You can't do it if those two sides aren't talking. We see more and more direct contracting. I think it helps manage costs in the system, as well as create better care experience. 

Q: First Choice Health has a growing regional presence in Washington and the Northwest. You're currently in about 14 states. Where do you see the biggest opportunities for growth?

AS: Our network and our footprint today from a client standpoint really runs Pacific Northwest, Mountain West, Midwest, Great Plains. Those are kind of the areas that we are focused on right now. We intend to, in 2024, continue to grow into those areas, as well as grow a little bit more into the Southeast and to the South, and greater adoption into the Midwest. 

We feel like a lot of those areas have not had so many beneficial offerings from a health benefits standpoint. We feel like there's a lot of things that our creativity, and our ability to structure unique employer based benefits allows us to do in those areas. We feel like those have been underinvested by others. We've grown via partnerships as well. Finding partnerships in those geographies to bring something new to that market is really our focus for 2024." 
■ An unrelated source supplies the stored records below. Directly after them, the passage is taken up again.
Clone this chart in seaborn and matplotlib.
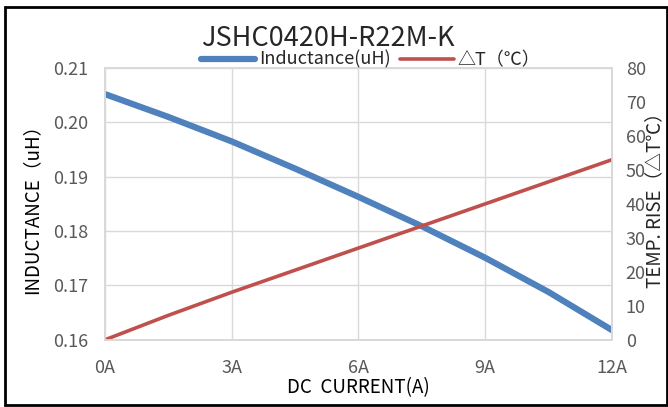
import matplotlib.pyplot as plt
import seaborn as sns
import pandas as pd

sns.set_theme(style="white")
plt.rcParams['font.family'] = ['Noto Sans CJK SC', 'DejaVu Sans']

current = [0, 1.5, 3, 4.5, 6, 7.5, 9, 10.5, 12]
inductance = [0.2052, 0.2010, 0.1965, 0.1915, 0.1863, 0.1809, 0.1751, 0.1688, 0.1618]
temp_rise = [0, 7.2, 14, 20.5, 27, 33.5, 40, 46.5, 53]
x_ticks = [0, 3, 6, 9, 12]
x_labels = ['0A', '3A', '6A', '9A', '12A']

df = pd.DataFrame({'I': current, 'L': inductance, 'T': temp_rise})
blue = '#4F81BD'
red = '#C0504D'

fig, ax = plt.subplots(figsize=(6.68, 4.07), dpi=100)
fig.subplots_adjust(left=0.157, right=0.916, top=0.833, bottom=0.165)
ax2 = ax.twinx()

sns.lineplot(data=df, x='I', y='L', ax=ax, color=blue, linewidth=4.5, label='Inductance(uH)', legend=False)
sns.lineplot(data=df, x='I', y='T', ax=ax2, color=red, linewidth=2.6, label='△T（℃）', legend=False)

ax.set_xlim(0, 12)
ax.set_ylim(0.16, 0.21)
ax2.set_ylim(0, 80)
ax.set_xticks(x_ticks)
ax.set_xticklabels(x_labels)
ax.set_yticks([0.16, 0.17, 0.18, 0.19, 0.20, 0.21])
ax.set_yticklabels(['0.16', '0.17', '0.18', '0.19', '0.20', '0.21'])
ax2.set_yticks(range(0, 81, 10))

ax.grid(True, color='#d9d9d9', linewidth=1)
ax.set_axisbelow(True)
for a in (ax, ax2):
    for s in a.spines.values():
        s.set_color('#d9d9d9')
    a.tick_params(length=0, labelsize=13, colors='#595959')
ax.tick_params(axis='x', pad=14)
ax.tick_params(axis='y', pad=12)
ax2.tick_params(axis='y', pad=10)

ax.set_xlabel('DC  CURRENT(A)', fontsize=13.5, color='black', labelpad=0)
ax.set_ylabel('INDUCTANCE（uH）', fontsize=13.5, color='black', labelpad=8)
ax2.set_ylabel('')
fig.text(0.98, 0.52, 'TEMP. RISE（△T℃）', rotation=90, fontsize=13.5, ha='center', va='center')

fig.suptitle('JSHC0420H-R22M-K', fontsize=19.5, x=0.49, y=0.905, va='center')
h1, l1 = ax.get_legend_handles_labels()
h2, l2 = ax2.get_legend_handles_labels()
fig.legend(h1 + h2, l1 + l2, loc='center', bbox_to_anchor=(0.555, 0.853), ncol=2,
           frameon=False, fontsize=13, handlelength=3, columnspacing=0.5, handletextpad=0.2)

fig.patches.append(plt.Rectangle((0.008, 0.004), 0.99, 0.978, transform=fig.transFigure,
                                 fill=False, edgecolor='black', linewidth=2))
fig.savefig('out.png', dpi=100)
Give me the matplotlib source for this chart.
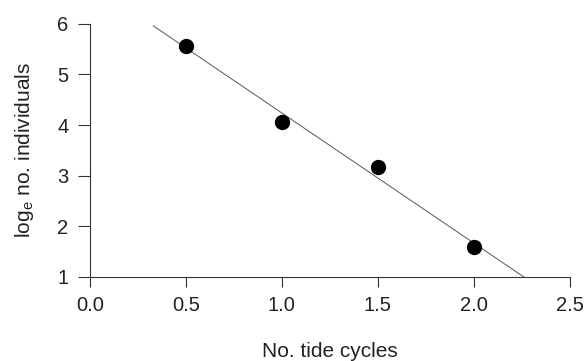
import matplotlib
matplotlib.use("Agg")
import matplotlib.pyplot as plt

plt.rcParams['font.family'] = ['Liberation Sans', 'DejaVu Sans']

# observations
tide_cycles = [0.5, 1.0, 1.5, 2.0]
log_individuals = [5.57, 4.06, 3.17, 1.60]

# fitted line, as drawn
fit_x = [0.33, 2.26]
fit_y = [5.96, 1.0]

fig = plt.figure(figsize=(5.88, 3.61), dpi=100)
ax = fig.add_axes([0.153, 0.233, 0.816, 0.701])

ax.plot(fit_x, fit_y, color='#555555', lw=0.7, zorder=2)
ax.plot(tide_cycles, log_individuals, 'o', color='black', markersize=10, zorder=3)

ax.set_xlim(0, 2.5)
ax.set_ylim(1, 6)
ax.set_xticks([0.0, 0.5, 1.0, 1.5, 2.0, 2.5])
ax.set_xticklabels(['0.0', '0.5', '1.0', '1.5', '2.0', '2.5'])
ax.set_yticks([1, 2, 3, 4, 5, 6])

for s in ['top', 'right']:
    ax.spines[s].set_visible(False)
for s in ['left', 'bottom']:
    ax.spines[s].set_color('#333333')
    ax.spines[s].set_linewidth(0.8)

ax.tick_params(axis='both', direction='out', width=0.8, color='#333333',
               labelsize=14.5, labelcolor='#222222')
ax.tick_params(axis='x', length=7.5, pad=6)
ax.tick_params(axis='y', length=8.5, pad=7)

ax.set_xlabel('No. tide cycles', fontsize=15, color='#222222', labelpad=20)
ax.set_ylabel(r'log$_\mathregular{e}$ no. individuals', fontsize=15, color='#222222', labelpad=15)

fig.savefig('out.png', dpi=100)
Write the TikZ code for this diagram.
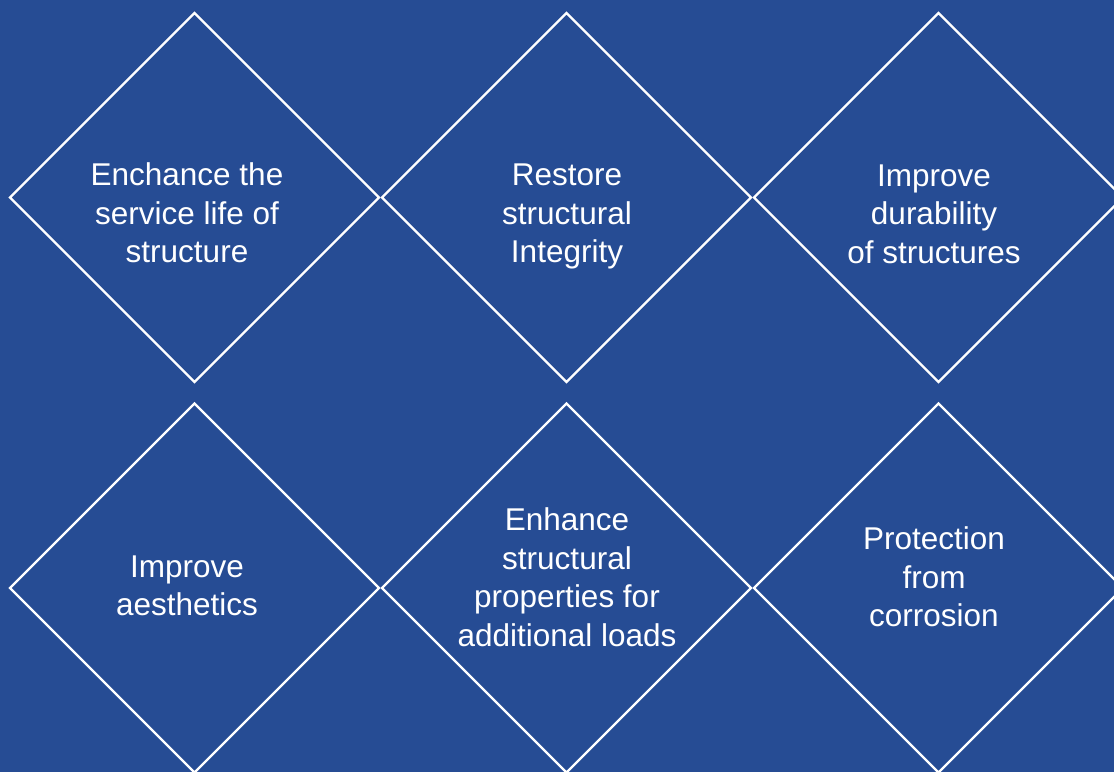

Q: What do you see as the biggest disrupter to traditional payers? 

AS: Providers would be the largest disruption to existing payers. We talk a lot about "payviders," that's quite the coined term that it is right now. You see payers becoming providers. You look at Optum, I believe it's almost 90,000 physicians that they have that they're either owned or affiliated with. Optum is owned by United[Health], which is one of the largest payers in the U.S., and it's the same with Aetna, Cigna; all of them have started to go into the provider area. 

In the same way, the market will need to respond in the other direction to make sure there's competition. That is, providers going more into the payer side, whether it's offering more direct-to-employer type relationships on the self-ensured side, we see and have partnered with providers that are starting to offer ensured products in their markets.

There's providers that are interested in taking more capitative risk, so not becoming a full insurer, but taking portions of that risk when they really want to manage population. That large, payer market is coming downstream and creating its own sort of vertical integration. I do think providers are, in some cases, and will continue to respond with similar products in the market.